Давид всегда был фундаментальным. Широкий, мощный, сильный, как снаружи, так и внутри. Человек, на которого каждый мог положиться. Мужчина, который крепкой стеной стоял за своих.
Сейчас, лёжа на боку, с трубкой, торчащей изо рта, с проводами, ползущими по перебинтованному телу, он как будто усох, уменьшился, стал хрупок и слаб. Словно из него выкачали воздух, воду и жизнь, оставив неподвижную оболочку.
Думаю, даже хорошо, что парней заперли в изоляторе, и они не видят командира таким. Давиду досталось с избытком той жалости, что исходит от меня и Митяя.

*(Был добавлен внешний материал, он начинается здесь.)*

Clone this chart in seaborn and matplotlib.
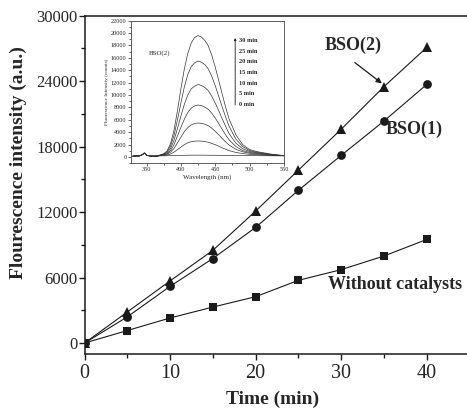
import numpy as np
import pandas as pd
import seaborn as sns
import matplotlib.pyplot as plt
from matplotlib.ticker import MultipleLocator

# main plot data
time_min = [0, 5, 10, 15, 20, 25, 30, 35, 40]
no_catalyst = [0, 1150, 2300, 3300, 4250, 5750, 6730, 7980, 9500]
bso1 = [0, 2400, 5200, 7750, 10600, 14000, 17200, 20350, 23700]
bso2 = [0, 2850, 5700, 8500, 12100, 15850, 19600, 23500, 27100]

# inset spectra (BSO(2)), one curve per irradiation time
wavelength = [330, 340, 344, 347, 350, 355, 360, 365, 370, 375, 380, 385, 390, 395, 400, 405,
              410, 415, 420, 425, 430, 435, 440, 445, 450, 455, 460, 465, 470, 480, 490, 500,
              510, 520, 530, 540, 550]
spec_30 = [150, 200, 400, 650, 300, 180, 150, 180, 350, 550, 1000, 2200, 4300, 7500, 11000, 14200,
           16700, 18400, 19300, 19600, 19350, 18800, 17900, 16400, 14500, 12400, 10200, 8100, 6200,
           3600, 2000, 1200, 900, 700, 500, 350, 250]
spec_25 = [150, 200, 400, 650, 300, 180, 150, 170, 320, 480, 850, 1800, 3500, 6000, 8700, 11300,
           13300, 14600, 15200, 15500, 15300, 14900, 14200, 13000, 11500, 9800, 8100, 6500, 5000,
           2900, 1700, 1050, 800, 620, 450, 330, 250]
spec_20 = [150, 200, 400, 650, 300, 180, 150, 170, 300, 420, 700, 1400, 2700, 4600, 6600, 8500,
           10000, 11000, 11450, 11700, 11550, 11200, 10700, 9800, 8700, 7500, 6200, 5000, 3800,
           2250, 1350, 900, 700, 550, 420, 310, 240]
spec_15 = [150, 200, 400, 650, 300, 180, 150, 160, 280, 380, 550, 1050, 2000, 3400, 4800, 6100,
           7200, 7900, 8250, 8400, 8300, 8050, 7700, 7050, 6300, 5400, 4500, 3600, 2800,
           1700, 1050, 750, 600, 480, 380, 300, 230]
spec_10 = [150, 200, 400, 650, 300, 180, 150, 160, 260, 330, 450, 800, 1400, 2300, 3200, 4100,
           4750, 5200, 5420, 5500, 5450, 5300, 5050, 4650, 4150, 3600, 3000, 2450, 1950,
           1250, 850, 620, 500, 420, 340, 280, 220]
spec_5 = [150, 200, 400, 650, 300, 180, 150, 160, 230, 270, 330, 500, 800, 1200, 1600, 2000,
          2300, 2480, 2570, 2600, 2580, 2500, 2400, 2200, 2000, 1750, 1500, 1270, 1050,
          750, 560, 450, 380, 330, 290, 250, 210]
spec_0 = [150, 200, 400, 650, 300, 180, 150, 160, 200, 210, 220, 235, 250, 265, 280, 290,
          300, 305, 310, 310, 310, 305, 300, 295, 290, 285, 280, 275, 270,
          260, 250, 240, 230, 220, 210, 200, 200]
spectra = [spec_0, spec_5, spec_10, spec_15, spec_20, spec_25, spec_30]
legend_labels = ["30 min", "25 min", "20 min", "15 min", "10 min", "5 min", "0 min"]

sns.set_style("ticks")
plt.rcParams['font.family'] = ['Liberation Serif', 'DejaVu Serif']

ink = '#1a1a1a'
fig = plt.figure(figsize=(4.67, 4.08), dpi=100)
ax = fig.add_axes([0.181, 0.1324, 0.819, 0.8291])

df = pd.DataFrame({"time": time_min, "none": no_catalyst, "bso1": bso1, "bso2": bso2})
sns.lineplot(data=df, x="time", y="none", marker="s", markersize=5.5, color=ink,
             linewidth=0.8, markeredgewidth=0, ax=ax)
sns.lineplot(data=df, x="time", y="bso1", marker="o", markersize=6.3, color=ink,
             linewidth=0.8, markeredgewidth=0, ax=ax)
sns.lineplot(data=df, x="time", y="bso2", marker="^", markersize=7, color=ink,
             linewidth=0.8, markeredgewidth=0, ax=ax)

ax.set_xlim(0, 44.7)
ax.set_ylim(-1000, 30000)
ax.xaxis.set_major_locator(MultipleLocator(10))
ax.xaxis.set_minor_locator(MultipleLocator(5))
ax.yaxis.set_major_locator(MultipleLocator(6000))
ax.yaxis.set_minor_locator(MultipleLocator(3000))
ax.tick_params(axis='both', which='major', direction='out', length=4, width=1, color=ink, pad=1)
ax.tick_params(axis='both', which='minor', direction='out', length=3, width=1, color=ink)
ax.tick_params(axis='x', labelsize=14.5, pad=3)
ax.tick_params(axis='y', labelsize=12)
for s in ['left', 'bottom', 'top']:
    ax.spines[s].set_linewidth(1.1)
    ax.spines[s].set_color(ink)
ax.spines['right'].set_visible(False)

ax.set_xlabel("Time (min)", fontsize=14, fontweight='bold')
ax.set_ylabel("Flourescence intensity (a.u.)", fontsize=14, fontweight='bold')
ax.xaxis.set_label_coords(0.492, -0.108)
ax.yaxis.set_label_coords(-0.15, 0.565)

ax.text(31.4, 27270, "BSO(2)", fontsize=13, fontweight='bold', ha='center', va='center')
ax.annotate("", xy=(34.75, 23800), xytext=(31.6, 25700),
            arrowprops=dict(arrowstyle='-|>', color=ink, lw=0.9, mutation_scale=8,
                            shrinkA=0, shrinkB=0))
ax.text(38.5, 19600, "BSO(1)", fontsize=13, fontweight='bold', ha='center', va='center')
ax.text(36.3, 5390, "Without catalysts", fontsize=13, fontweight='bold', ha='center', va='center')

# inset
axin = fig.add_axes([0.2799, 0.5998, 0.3282, 0.3495])
for spec in spectra:
    sns.lineplot(x=wavelength, y=spec, color='#333333', linewidth=0.5, ax=axin)
axin.set_xlim(327, 550)
axin.set_ylim(-1000, 22000)
axin.xaxis.set_major_locator(MultipleLocator(50))
axin.xaxis.set_minor_locator(MultipleLocator(25))
axin.yaxis.set_major_locator(MultipleLocator(2000))
axin.yaxis.set_minor_locator(MultipleLocator(1000))
axin.tick_params(axis='both', which='major', direction='out', length=2, width=0.5, labelsize=4.5, pad=1)
axin.tick_params(axis='both', which='minor', direction='out', length=1.2, width=0.5)
for s in axin.spines.values():
    s.set_linewidth(0.6)
    s.set_color('#444444')
axin.set_xlabel("Wavelength (nm)", fontsize=5, labelpad=1.5)
axin.set_ylabel("Fluorescence Intensity (counts)", fontsize=3.8, labelpad=1.5)
axin.text(354, 16700, "BSO(2)", fontsize=5, ha='left', va='center')

# time legend: vertical arrow with stacked labels
leg_y = np.linspace(18800, 8500, len(legend_labels))
axin.annotate("", xy=(479, 19200), xytext=(479, 8400),
              arrowprops=dict(arrowstyle='-|>', color=ink, lw=0.6, mutation_scale=3,
                              shrinkA=0, shrinkB=0))
for yy, lab in zip(leg_y, legend_labels):
    axin.text(485, yy, lab, fontsize=4.5, fontweight='bold', ha='left', va='center')

fig.savefig("out.png", dpi=100)
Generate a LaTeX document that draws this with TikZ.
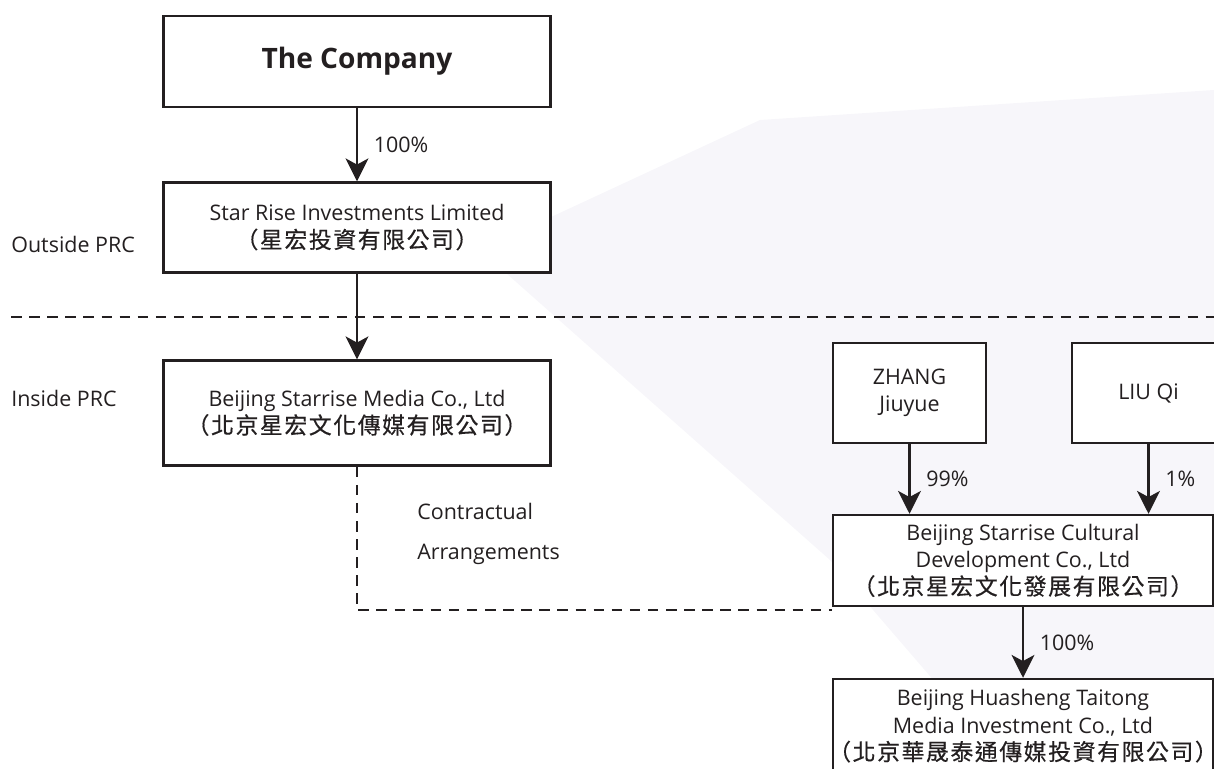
\documentclass[tikz,border=0pt]{standalone}
\usepackage{fontspec}
\setmainfont{Open Sans}
\newfontfamily\cjk[FakeBold=0.5, LetterSpace=7]{Noto Sans CJK TC}
\usepackage{tikz}
\usetikzlibrary{arrows.meta}
\definecolor{wash}{RGB}{247,246,250}
\definecolor{ink}{RGB}{35,31,32}
\newcommand{\zh}[1]{\makebox[60mm]{\cjk\fontsize{13}{18}\selectfont #1}}

\tikzset{
	box/.style={draw=ink, line width=1.4pt, fill=white, align=center, inner sep=0pt, text=ink, font=\fontsize{12.2}{15.5}\selectfont},
	arr/.style={-{Stealth[length=13pt,width=13pt,inset=3.5pt]}, line width=1.2pt, draw=ink},
	divider/.style={line width=1.4pt, draw=ink, dash pattern=on 6pt off 4.3pt},
	lbl/.style={text=ink, inner sep=0pt, font=\fontsize{12.2}{15.5}\selectfont}
}

\begin{document}
\begin{tikzpicture}[x=0.2mm, y=-0.2mm]
	\useasboundingbox (0,0) rectangle (1214,769);
	\fill[wash] (480,250) -- (760,120) -- (1214,90) -- (1214,769) -- (1010,769) -- (830,560) -- cycle;
	
	\node[box, minimum width=77.4mm, minimum height=18.2mm, font=\fontsize{16}{19}\selectfont\bfseries] (A) at (357,61.5) {The Company};
	\node[box, minimum width=77.4mm, minimum height=18mm] (B) at (357,227.5) {Star Rise Investments Limited\\\zh{（星宏投資有限公司）}};
	\node[box, minimum width=77.4mm, minimum height=21mm] (C) at (357,413) {Beijing Starrise Media Co., Ltd\\\zh{（北京星宏文化傳媒有限公司）}};
	\node[box, minimum width=30.6mm, minimum height=20mm] (D) at (909.5,393) {ZHANG\\Jiuyue};
	\node[box, minimum width=30.6mm, minimum height=20mm] (E) at (1148.5,393) {LIU Qi};
	\node[box, minimum width=76mm, minimum height=18.2mm] (F) at (1023,560.5) {Beijing Starrise Cultural\\Development Co., Ltd\\\zh{（北京星宏文化發展有限公司）}};
	\node[box, minimum width=76mm, minimum height=18.8mm] (G) at (1023,726) {Beijing Huasheng Taitong\\Media Investment Co., Ltd\\\zh{（北京華晟泰通傳媒投資有限公司）}};
	
	\node[lbl, anchor=west] (O) at (11,244) {Outside PRC};
	\node[lbl, anchor=west] (I) at (11,398) {Inside PRC};
	\node[lbl, anchor=west, align=left, font=\fontsize{12.2}{22.5}\selectfont] (K) at (417,534) {Contractual\\Arrangements};
	
	\coordinate (L) at (11,317);
	\coordinate (R) at (1214,317);
	\draw[divider] (L) -- (R);
	
	\draw[arr] (A) -- node[lbl, right=9pt] {100\%} (B);
	\draw[arr] (B) -- (C);
	\draw[arr] (D) -- node[lbl, right=9pt] {99\%} (D |- F.north);
	\draw[arr] (E) -- node[lbl, right=9pt] {1\%} (E |- F.north);
	\draw[arr] (F) -- node[lbl, right=9pt] {100\%} (G);
	\draw[divider] (C.south) |- ([yshift=-0.6mm]F.south west);
\end{tikzpicture}
\end{document}
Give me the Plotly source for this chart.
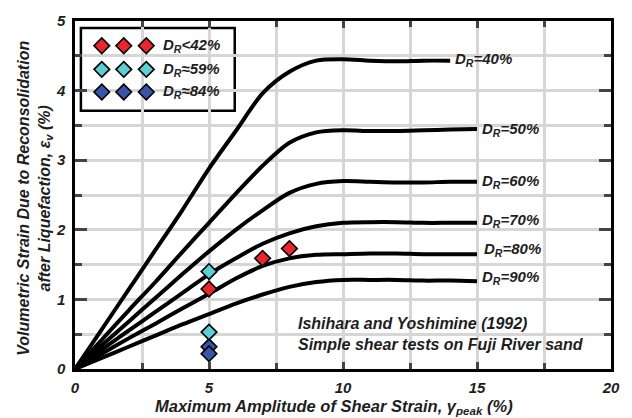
import plotly.graph_objects as go

# Shear strain amplitude (%) at which each curve is sampled
gamma = [0, 1, 2, 3, 4, 5, 6, 7, 8, 9, 10, 11, 12, 13, 14, 15]

# Volumetric strain curves (%) for each relative density
curve_labels = ["40%", "50%", "60%", "70%", "80%", "90%"]
ev_40 = [0, 0.57, 1.14, 1.71, 2.28, 2.88, 3.42, 3.96, 4.27, 4.43, 4.45, 4.43, 4.42, 4.43, 4.43]
ev_50 = [0, 0.42, 0.84, 1.25, 1.68, 2.10, 2.52, 2.92, 3.25, 3.40, 3.43, 3.42, 3.42, 3.43, 3.44, 3.45]
ev_60 = [0, 0.34, 0.68, 1.02, 1.36, 1.69, 2.00, 2.28, 2.53, 2.66, 2.70, 2.69, 2.68, 2.68, 2.69, 2.69]
ev_70 = [0, 0.28, 0.55, 0.82, 1.09, 1.36, 1.59, 1.80, 1.95, 2.05, 2.10, 2.11, 2.11, 2.10, 2.10, 2.10]
ev_80 = [0, 0.22, 0.44, 0.65, 0.87, 1.08, 1.30, 1.48, 1.59, 1.64, 1.65, 1.66, 1.66, 1.65, 1.65, 1.65]
ev_90 = [0, 0.16, 0.32, 0.48, 0.64, 0.79, 0.94, 1.07, 1.18, 1.25, 1.28, 1.28, 1.28, 1.27, 1.27, 1.26]
curves = [ev_40, ev_50, ev_60, ev_70, ev_80, ev_90]
# gamma / strain at which each curve's end label sits
label_x = [14.1, 15.1, 15.1, 15.1, 15.2, 15.1]
label_y = [4.45, 3.44, 2.70, 2.14, 1.71, 1.32]

# Test results (Ishihara & Yoshimine 1992)
loose_x = [5, 7, 8]
loose_y = [1.15, 1.59, 1.73]
medium_x = [5, 5]
medium_y = [1.40, 0.53]
dense_x = [5, 5]
dense_y = [0.32, 0.22]

group_names = ["D<sub>R</sub><42%", "D<sub>R</sub>≈59%", "D<sub>R</sub>≈84%"]
group_colors = ["#e8262b", "#5dcdd6", "#3a55a6"]

FONT = "Arial, Liberation Sans, sans-serif"


def bi(size):
    return dict(family=FONT, size=size, color="#1e1e1e", weight="bold", style="italic")


fig = go.Figure()

for ev in curves:
    fig.add_trace(go.Scatter(
        x=gamma[:len(ev)], y=ev, mode="lines",
        line=dict(color="black", width=4, shape="spline", smoothing=0.8),
        showlegend=False, hoverinfo="skip"))

marker_common = dict(symbol="diamond", size=12, line=dict(color="black", width=1.6))
for xs, ys, col in zip([dense_x, medium_x, loose_x], [dense_y, medium_y, loose_y],
                       [group_colors[2], group_colors[1], group_colors[0]]):
    fig.add_trace(go.Scatter(x=xs, y=ys, mode="markers",
                             marker=dict(color=col, **marker_common),
                             showlegend=False))

# Key: three swatches per group, drawn on an overlay axis in plot-fraction units
key_cols = [0.05, 0.091, 0.133]
key_rows = [0.929, 0.861, 0.796]
for name, col, ky in zip(group_names, group_colors, key_rows):
    fig.add_trace(go.Scatter(x=key_cols, y=[ky] * 3, mode="markers",
                             marker=dict(color=col, **marker_common),
                             xaxis="x2", yaxis="y2", showlegend=False,
                             hoverinfo="skip"))
    fig.add_annotation(x=0.161, y=ky, xref="x2", yref="y2", text=name,
                       showarrow=False, xanchor="left", yanchor="middle",
                       font=bi(15))

fig.add_shape(type="rect", xref="x2", yref="y2", x0=0.011, x1=0.298,
              y0=0.742, y1=0.98, line=dict(color="black", width=2.5),
              fillcolor="white", layer="below")

for lab, lx, ly in zip(curve_labels, label_x, label_y):
    fig.add_annotation(x=lx, y=ly, text="D<sub>R</sub>=" + lab, showarrow=False,
                       xanchor="left", yanchor="middle", font=bi(15))

fig.add_annotation(x=8.25, y=0.50, text="Ishihara and Yoshimine (1992)<br>"
                   "Simple shear tests on Fuji River sand",
                   showarrow=False, xanchor="left", yanchor="middle", align="left",
                   font=bi(16))

# Axis titles
fig.add_annotation(x=0.483, y=-0.11, xref="paper", yref="paper",
                   text="Maximum Amplitude of Shear Strain, <i>γ</i><sub>peak</sub> (%)",
                   showarrow=False, xanchor="center", yanchor="middle",
                   font=bi(16.5))
fig.add_annotation(x=-0.074, y=0.49, xref="paper", yref="paper", textangle=-90,
                   text="Volumetric Strain Due to Reconsolidation<br>"
                        "after Liquefaction, <i>ε</i><sub>v</sub> (%)",
                   showarrow=False, xanchor="center", yanchor="middle",
                   font=bi(16))

tick_font = bi(15)
grid_col = "#d6d6d6"

fig.update_layout(
    width=632, height=418,
    margin=dict(l=75, r=13, t=16, b=49),
    paper_bgcolor="white", plot_bgcolor="white",
    showlegend=False,
    xaxis=dict(range=[0, 20], dtick=5, tick0=0, showgrid=True, gridcolor=grid_col,
               gridwidth=2.5, zeroline=False, showline=True, linecolor="black",
               linewidth=2.5, mirror="allticks", ticks="inside", ticklen=7,
               tickwidth=2.5, tickcolor="#444", tickfont=tick_font,
               ticklabelstandoff=3,
               minor=dict(dtick=2.5, tick0=0, showgrid=True, gridcolor=grid_col,
                          gridwidth=2.5, ticks="inside", ticklen=6,
                          tickwidth=2.5, tickcolor="#444")),
    yaxis=dict(range=[0, 5], dtick=1, tick0=0, showgrid=True, gridcolor=grid_col,
               gridwidth=2.5, zeroline=False, showline=True, linecolor="black",
               linewidth=2.5, mirror="allticks", ticks="inside", ticklen=12,
               tickwidth=2.5, tickcolor="#444", tickfont=tick_font,
               ticklabelstandoff=4,
               minor=dict(dtick=0.5, tick0=0, showgrid=True, gridcolor=grid_col,
                          gridwidth=2.5, ticks="inside", ticklen=7,
                          tickwidth=2.5, tickcolor="#444")),
    xaxis2=dict(range=[0, 1], overlaying="x", visible=False, fixedrange=True),
    yaxis2=dict(range=[0, 1], overlaying="y", visible=False, fixedrange=True),
)

fig.write_html("out.html")
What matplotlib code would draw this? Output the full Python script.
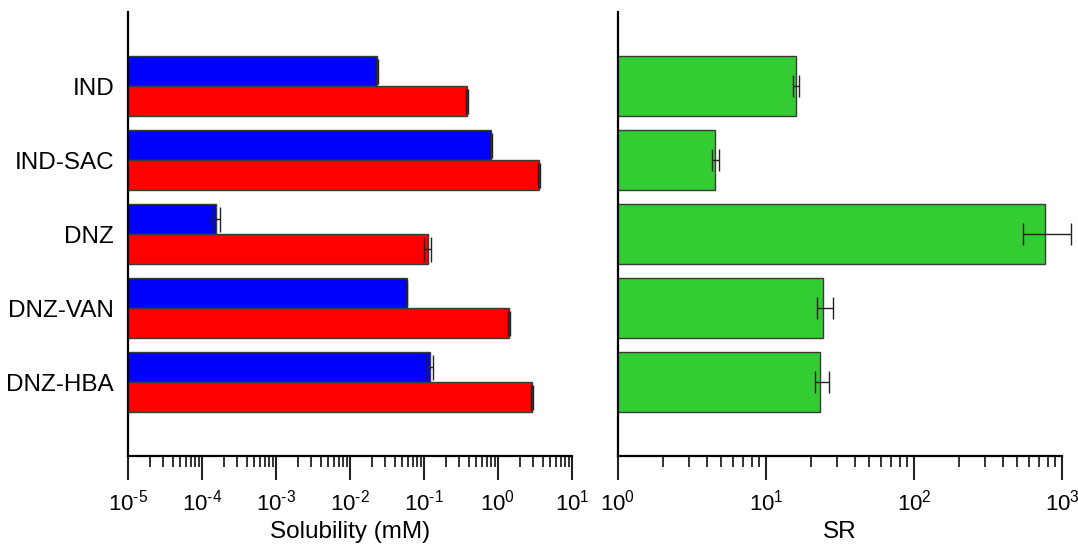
import matplotlib
matplotlib.use("Agg")
import matplotlib.pyplot as plt
from matplotlib.ticker import LogLocator, NullFormatter

plt.rcParams['font.family'] = ['Liberation Sans', 'DejaVu Sans']
plt.rcParams['mathtext.fontset'] = 'custom'
plt.rcParams['mathtext.rm'] = 'Liberation Sans'
plt.rcParams['mathtext.it'] = 'Liberation Sans:italic'

categories = ["IND", "IND-SAC", "DNZ", "DNZ-VAN", "DNZ-HBA"]

# Solubility (mM)
sol_blue = [0.0232, 0.80, 0.000155, 0.0583, 0.122]
sol_blue_err = [0.0008, 0.025, 0.00002, 0.0015, 0.011]
sol_red = [0.378, 3.61, 0.112, 1.41, 2.85]
sol_red_err = [0.012, 0.12, 0.011, 0.03, 0.08]

# Solubility ratio
sr = [15.96, 4.55, 767, 24.3, 23.2]
sr_err_lo = [0.8, 0.25, 219, 2.2, 1.8]
sr_err_hi = [0.8, 0.25, 384, 4.2, 3.3]

left_ticks = [1e-5, 1e-4, 1e-3, 1e-2, 1e-1, 1e0, 1e1]
left_ticklabels = [r"$\mathregular{10^{\text{-}5}}$", r"$\mathregular{10^{\text{-}4}}$",
                   r"$\mathregular{10^{\text{-}3}}$", r"$\mathregular{10^{\text{-}2}}$",
                   r"$\mathregular{10^{\text{-}1}}$", r"$\mathregular{10^{0}}$",
                   r"$\mathregular{10^{1}}$"]
right_ticks = [1e0, 1e1, 1e2, 1e3]
right_ticklabels = [r"$\mathregular{10^{0}}$", r"$\mathregular{10^{1}}$", r"$\mathregular{10^{2}}$",
                    r"$\mathregular{10^{3}}$"]

W, H = 1078, 544
fig = plt.figure(figsize=(W / 100, H / 100), dpi=100)
axL = fig.add_axes([128 / W, 1 - 456 / H, 444 / W, 444 / H])
axR = fig.add_axes([618 / W, 1 - 456 / H, 444 / W, 444 / H])

for ax in (axL, axR):
    ax.set_xscale("log")

axL.set_xlim(1e-5, 1e1)
axR.set_xlim(1, 1e3)

pos = list(range(len(categories)))
edge = "#3a3a3a"
ekw = dict(ecolor="#222222", elinewidth=1.0, capthick=1.0)

axL.barh([p - 0.2 for p in pos], sol_blue, height=0.4, color="#0000FF",
         edgecolor=edge, linewidth=1.0, xerr=sol_blue_err, capsize=9, error_kw=ekw)
axL.barh([p + 0.2 for p in pos], sol_red, height=0.4, color="#FF0000",
         edgecolor=edge, linewidth=1.0, xerr=sol_red_err, capsize=9, error_kw=ekw)

axR.barh(pos, sr, height=0.8, color="#33CC33", edgecolor=edge, linewidth=1.0,
         xerr=[sr_err_lo, sr_err_hi], capsize=8, error_kw=ekw)

for ax in (axL, axR):
    ax.set_ylim(5, -1)
    ax.spines["top"].set_visible(False)
    ax.spines["right"].set_visible(False)
    ax.spines["left"].set_linewidth(1.6)
    ax.spines["bottom"].set_linewidth(1.6)
    ax.tick_params(axis="x", which="major", direction="out", length=17, width=1.5,
                   labelsize=16, pad=7, color="#222222")
    ax.tick_params(axis="x", which="minor", direction="out", length=8, width=1.3, color="#222222")
    ax.xaxis.set_minor_locator(LogLocator(base=10, subs=range(2, 10), numticks=20))
    ax.xaxis.set_minor_formatter(NullFormatter())

axL.set_xlim(1e-5, 1e1)
axL.set_xticks(left_ticks)
axL.set_xticklabels(left_ticklabels)
axL.set_yticks(pos)
axL.set_yticklabels(categories, fontsize=17.5)
axL.tick_params(axis="y", length=0, pad=10)
axL.set_xlabel("Solubility (mM)", fontsize=17.5, labelpad=4)

axR.set_xlim(1, 1e3)
axR.set_xticks(right_ticks)
axR.set_xticklabels(right_ticklabels)
axR.set_yticks([])
axR.set_xlabel("SR", fontsize=17.5, labelpad=4)

# let error bars extend past the axis
for coll in axR.collections:
    coll.set_clip_on(False)
for ln in axR.lines:
    ln.set_clip_on(False)

fig.savefig("out.png", dpi=100)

— Сколько пуль из него вытащили? — спрашиваю, лишь бы сдержать новую волну сырости, подпирающую глотку и стремящуюся вверх.
— Девять, — небрежно, как о количестве леденцов в вазе, говорит Митяй, потирая пальцем переносицу. — И две из тебя. Стрелок явно не сдерживал неприязнь к вам. Могло быть и больше, но мимо как раз проезжала машина с полицейскими и спугнула нападающих.
— В общей сложности одиннадцать. По-моему, и так слишком, — я окидываю отчаянным взглядом Давида, находящегося в плену комы, и часто-часто моргаю, чтобы избавиться от нестерпимого жжения в глазах и отчаяния в груди. — Отвези меня в палату. Хочу побыть одна.